06/01/2026
Silencing the Voice of Scholarship: The Unjust Incarceration of Sheikh Sani Khalifa of Zaria
By Dr. Zanna Hassan Boguma FCIPDM FWIP
(Zanna Boguma of Borno)
In a nation already burdened by insecurity, economic hardship, and a crisis of trust between citizens and the state, the abduction and continued incarceration of Sheikh Sani Khalifa of Zaria stands as a troubling symbol of misplaced priorities and dangerous injustice. Sheikh Sani Khalifa is not a fugitive, a militant, or a public menace. He is a renowned Islamic scholar, a teacher of the Qur’an, and a spiritual guide to hundreds of students and disciples, many of them ḥuffāẓ, memorizers of the Noble Qur’an, whose lives have been shaped by his learning, discipline, and moral counsel.
Yet today, his whereabouts and conditions remain unknown to his family, followers, and students. There has been no transparent charge, no public arraignment, no due process that a democratic society claims to uphold. What circulates instead are disturbing reports on social media suggesting that Sheikh Sani Khalifa was taken into custody following the discovery of a certain sum of money in his bank account. If true, this explanation is not only inadequate, it is an affront to justice.
Nigeria is a country where well-documented allegations of monumental corruption, running into billions, have been leveled against public officials and power brokers, many of whom continue to walk freely, enjoy state protection, and even receive political patronage. Known criminals are escorted, rehabilitated, and negotiated with. Some are rewarded with amnesty; others are absorbed into the very structures meant to hold society together. Against this backdrop, the targeting of a religious scholar over an unspecified amount of money reeks of selective justice and institutional hypocrisy.

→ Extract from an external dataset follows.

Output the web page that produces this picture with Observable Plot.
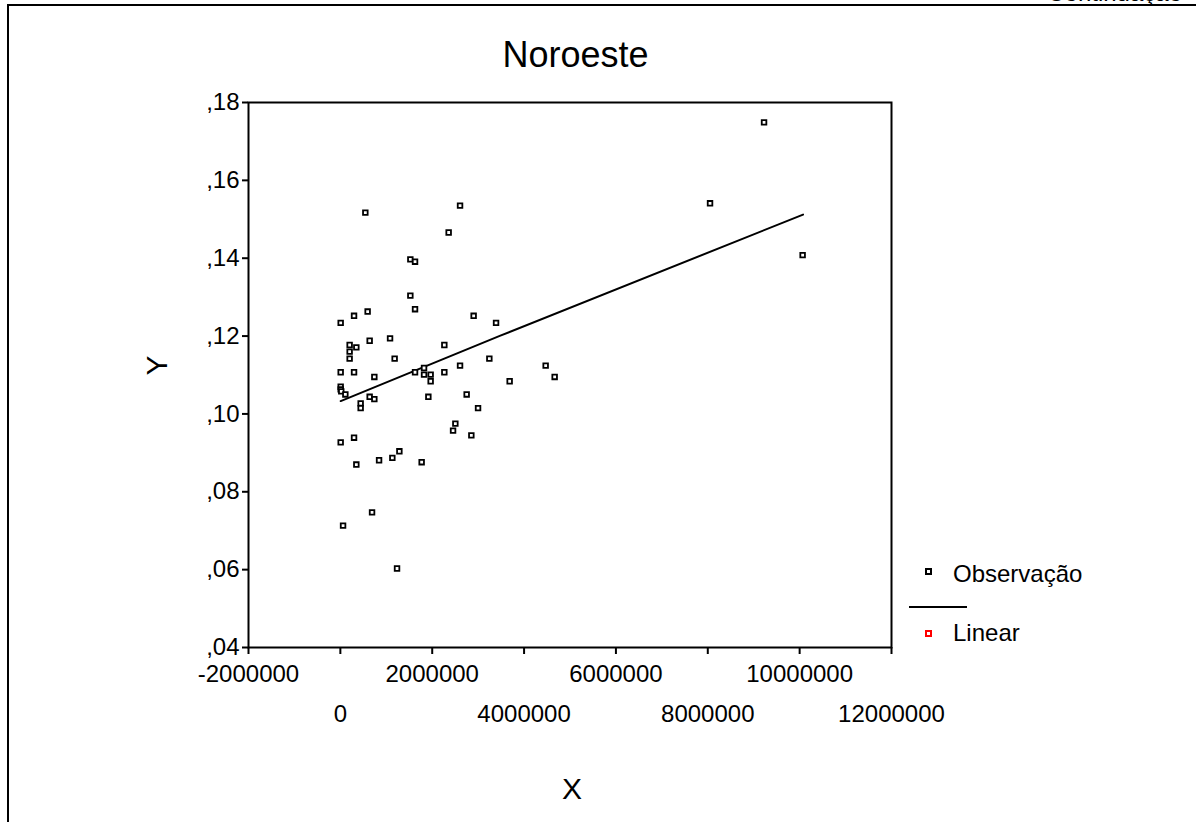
<!DOCTYPE html>
<html>
<head>
<meta charset="utf-8">
<script src="https://cdn.jsdelivr.net/npm/d3@7"></script>
<script src="https://cdn.jsdelivr.net/npm/@observablehq/plot@0.6"></script>
<style>
  html, body { margin: 0; padding: 0; background: white; }
  #wrap { position: relative; width: 1196px; height: 822px; overflow: hidden; background: white;
          font-family: "Liberation Sans", Arial, sans-serif; color: black; }
  #wrap svg { position: absolute; left: 0; top: 0; }
  .abs { position: absolute; white-space: nowrap; }
  .txt { font-size: 24px; line-height: 24px; }
</style>
</head>
<body>
<div id="wrap"></div>
<script>
// ---- Data ----
const obsX = [
  9225000, 8049000, 10065000, 2606000, 544000, 2358000, 1524000, 1626000, 1524000, 1626000,
  298000, 594000, 7000, 2902000, 3390000, 638000, 1082000, 202000, 348000, 202000,
  202000, 2264000, 1182000, 3244000, 7000, 298000, 1626000, 1822000, 1822000, 1966000,
  1966000, 2264000, 2606000, 740000, 3686000, 7000, 7000, 20000, 109000, 638000,
  740000, 442000, 442000, 1916000, 2750000, 2998000, 2504000, 2454000, 2852000, 7000,
  298000, 348000, 843000, 1132000, 1285000, 1770000, 690000, 59000, 1234000, 4470000,
  4666000
];
const obsY = [
  0.1749, 0.1541, 0.1408, 0.1535, 0.1517, 0.1466, 0.1397, 0.1391, 0.1304, 0.1269,
  0.1252, 0.1263, 0.1234, 0.1252, 0.1234, 0.1188, 0.1194, 0.1177, 0.1171, 0.1160,
  0.1142, 0.1177, 0.1142, 0.1142, 0.1107, 0.1107, 0.1107, 0.1118, 0.1101, 0.1101,
  0.1084, 0.1107, 0.1124, 0.1095, 0.1084, 0.1070, 0.1063, 0.1058, 0.1050, 0.1044,
  0.1038, 0.1027, 0.1015, 0.1044, 0.1050, 0.1015, 0.0975, 0.0957, 0.0945, 0.0927,
  0.0939, 0.0870, 0.0881, 0.0887, 0.0904, 0.0876, 0.0747, 0.0713, 0.0603, 0.1124,
  0.1095
];
// Linear fit line
const lineX = [7000, 3484000, 10074000];
const lineY = [0.1033, 0.1201, 0.1512];

const xTicksAll = [-2000000, 0, 2000000, 4000000, 6000000, 8000000, 10000000, 12000000];
const xTicksRow1 = [-2000000, 2000000, 6000000, 10000000];
const xTicksRow2 = [0, 4000000, 8000000, 12000000];
const yTicks = [0.04, 0.06, 0.08, 0.10, 0.12, 0.14, 0.16, 0.18];

const titleText = "Noroeste";
const xLabel = "X";
const yLabel = "Y";
const legendLabels = ["Observação", "Linear"];
const cornerText = "Continuação";

// ---- Build tables ----
const obs = obsX.map((x, i) => ({x, y: obsY[i]}));
const fit = lineX.map((x, i) => ({x, y: lineY[i]}));

const yFmt = d => d3.format(".2f")(d).replace(/^0/, "").replace(".", ",");
const xFmt = d => String(d);

const chart = Plot.plot({
  width: 1196,
  height: 822,
  marginLeft: 248,
  marginRight: 305,
  marginTop: 102,
  marginBottom: 175,
  style: {fontFamily: "'Liberation Sans', Arial, sans-serif", fontSize: "24px", color: "black", background: "white"},
  x: {domain: [-2000000, 12000000]},
  y: {domain: [0.04, 0.18]},
  marks: [
    Plot.frame({stroke: "black", strokeWidth: 2}),
    Plot.axisY(yTicks, {tickSize: 6, tickPadding: 3, strokeWidth: 2, tickFormat: yFmt, label: null, fontSize: 24}),
    Plot.axisX(xTicksAll, {tickSize: 7, strokeWidth: 2, text: null, label: null}),
    Plot.axisX(xTicksRow1, {tickSize: 0, tickPadding: 17, tickFormat: xFmt, label: null, fontSize: 24}),
    Plot.axisX(xTicksRow2, {tickSize: 0, tickPadding: 57, tickFormat: xFmt, label: null, fontSize: 24}),
    Plot.line(fit, {x: "x", y: "y", stroke: "black", strokeWidth: 2}),
    Plot.dot(obs, {x: "x", y: "y", symbol: "square", r: 2.6, stroke: "black", fill: "white", strokeWidth: 1.8}),
    Plot.text([titleText], {frameAnchor: "top", dx: 5.5, dy: -47, fontSize: 36, lineAnchor: "middle"}),
    Plot.text([xLabel], {frameAnchor: "bottom", dx: 2, dy: 142, fontSize: 30, lineAnchor: "middle"}),
    Plot.text([yLabel], {frameAnchor: "left", dx: -91, dy: 0.5, fontSize: 30, rotate: -90, lineAnchor: "middle"})
  ]
});

const wrap = document.getElementById("wrap");
wrap.appendChild(chart);

// Outer border (left and top lines of the surrounding box)
const border = document.createElement("div");
border.className = "abs";
Object.assign(border.style, {left: "7px", top: "4px", width: "2000px", height: "2000px",
  borderLeft: "2px solid black", borderTop: "2px solid black", boxSizing: "border-box"});
wrap.appendChild(border);

// Corner text (cut off at the top, as in the reference)
const corner = document.createElement("div");
corner.className = "abs";
corner.textContent = cornerText;
Object.assign(corner.style, {right: "14px", top: "-19px", fontSize: "24px", lineHeight: "24px"});
wrap.appendChild(corner);

// Legend
function sq(cx, cy, color) {
  const d = document.createElement("div");
  d.className = "abs";
  Object.assign(d.style, {left: (cx - 3.5) + "px", top: (cy - 3.5) + "px", width: "7px", height: "7px",
    boxSizing: "border-box", border: "2px solid " + color, background: "white"});
  wrap.appendChild(d);
}
function label(text, left, capCenter) {
  const d = document.createElement("div");
  d.className = "abs txt";
  d.textContent = text;
  Object.assign(d.style, {left: left + "px", top: (capCenter - 0.4885 * 24) + "px"});
  wrap.appendChild(d);
}
sq(928.5, 571, "black");
label(legendLabels[0], 953, 574);
const lg = document.createElement("div");
lg.className = "abs";
Object.assign(lg.style, {left: "909px", top: "605.5px", width: "58px", height: "2px", background: "black"});
wrap.appendChild(lg);
sq(928.5, 633, "red");
label(legendLabels[1], 953, 633);
</script>
</body>
</html>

Justice cannot be credible when it is harsh on the weak and gentle with the powerful. It cannot command respect when scholars are seized in the dark while looters of public wealth dine in the open. And it cannot sustain peace when moral authorities are humiliated without cause, process, or explanation.
Beyond the legal and moral outrage lies a deeper danger: it is politically and socially suicidal to wage war against religious leaders, especially those with deep roots in their communities. Scholars like Sheikh Sani Khalifa are not mere individuals; they are institutions of learning, symbols of restraint, and anchors of social order. They command loyalty not through force, but through knowledge, piety, and service. To persecute such figures unjustly is to risk alienating entire communities, eroding trust, and sowing seeds of resentment that no security apparatus can contain.
History, Nigeria’s included, teaches us that when states criminalize moral voices and silence scholars, they do not strengthen themselves; they weaken. They create martyrs where none need exist. They turn disagreement into grievance, and grievance into instability.
If there are genuine questions regarding Sheikh Sani Khalifa’s finances, the law provides clear, humane, and transparent procedures: invitation, investigation, charge, and fair trial. Abduction, incommunicado detention, and secrecy are not tools of justice; they are markers of fear and failure.
We therefore call for the immediate and unconditional release of Sheikh Sani Khalifa of Zaria. Anything short of this is a continued violation of his rights and a stain on the conscience of the nation. Furthermore, a public apology is owed, to the Sheikh himself, to his family who have been plunged into anguish, and to his followers and students whose trust has been shaken and whose learning has been interrupted.
Nigeria does not need more enemies within. It needs bridges of trust, equity before the law, and respect for institutions, religious, civic, and scholarly, that hold society together. Silencing Sheikh Sani Khalifa will not solve corruption. It will not bring security. It will only expose the tragic contradiction of a system that spares the corrupt and punishes the righteous.
Let justice be done, not selectively, not secretly, but openly, lawfully, and courageously.